Palestinian news site Amad published an op-ed by Nidal Khadra pushing the Khazar myth.
The Zionist movement falsified history by claiming that the Jews of the West and Russia, immigrants to the settlements, are ethnically and religiously pure, in order to be able to promote their immigration to the settlement that is called Israel.
Note that all of Israel is a "settlement."
It was difficult for the Zionist movement to convince the Jews of the East of the Zionist ideology, because they were living In the Arab and Islamic East, in safety and reassurance, in addition to the purity of their biblical beliefs in which are difficult to introduce Zionist thought easily.
That's very amusing, since practically all of those Jews who lives in "safety and reassurance" in the Arab world were ethnically cleansed by their friendly neighbors - and the majority decided to go to Israel for some reason.

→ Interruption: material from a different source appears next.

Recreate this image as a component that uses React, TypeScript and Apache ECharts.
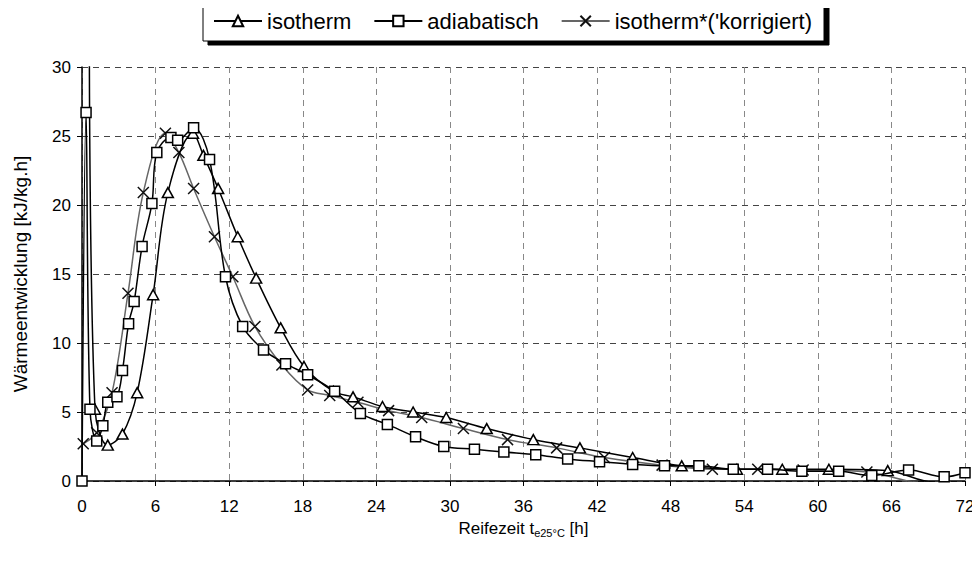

The Zionist movement has resorted, since its inception, to falsify the historical narrative and create facts that prove that the Western Jews and Russians immigrating from Western Europe and Russia to Palestine, that they are pure Jews by race and belief.
This genius thinks that Ashkenazic Jews didn't consider themselves to be Jewish - until the Zionist convinced them that they were!
Many historical accounts, most notably the thesis of the Egyptian thinker Jamal Hamdan in "The Anthropological Jews" confirm that the Jewish immigrants from the West and Russia are Jews from the Tatar Khazars and have nothing to do with the Jewish race, which belongs to the descendants of the Prophet Jacob and his eleven tribes.
Khadra then castigates the Arab world for not doing enough to expose these facts to the world.
The author, who lives in Gaza, appears to be a researcher for the Cairo-based Arab Democratic Center for Strategic, Political and Economic Studies.
The Khazar myth is similar to Holocaust denial, denying that Jews are a people and denying that Jews have ever had any connection to Jerusalem - all popular Arab antisemitic theories that masquerade as historic debate. With the exception of Holocaust denial, none of them are covered in the definitions of antisemitism by the IHRA or its opponents, which is a significant gap in those definitions.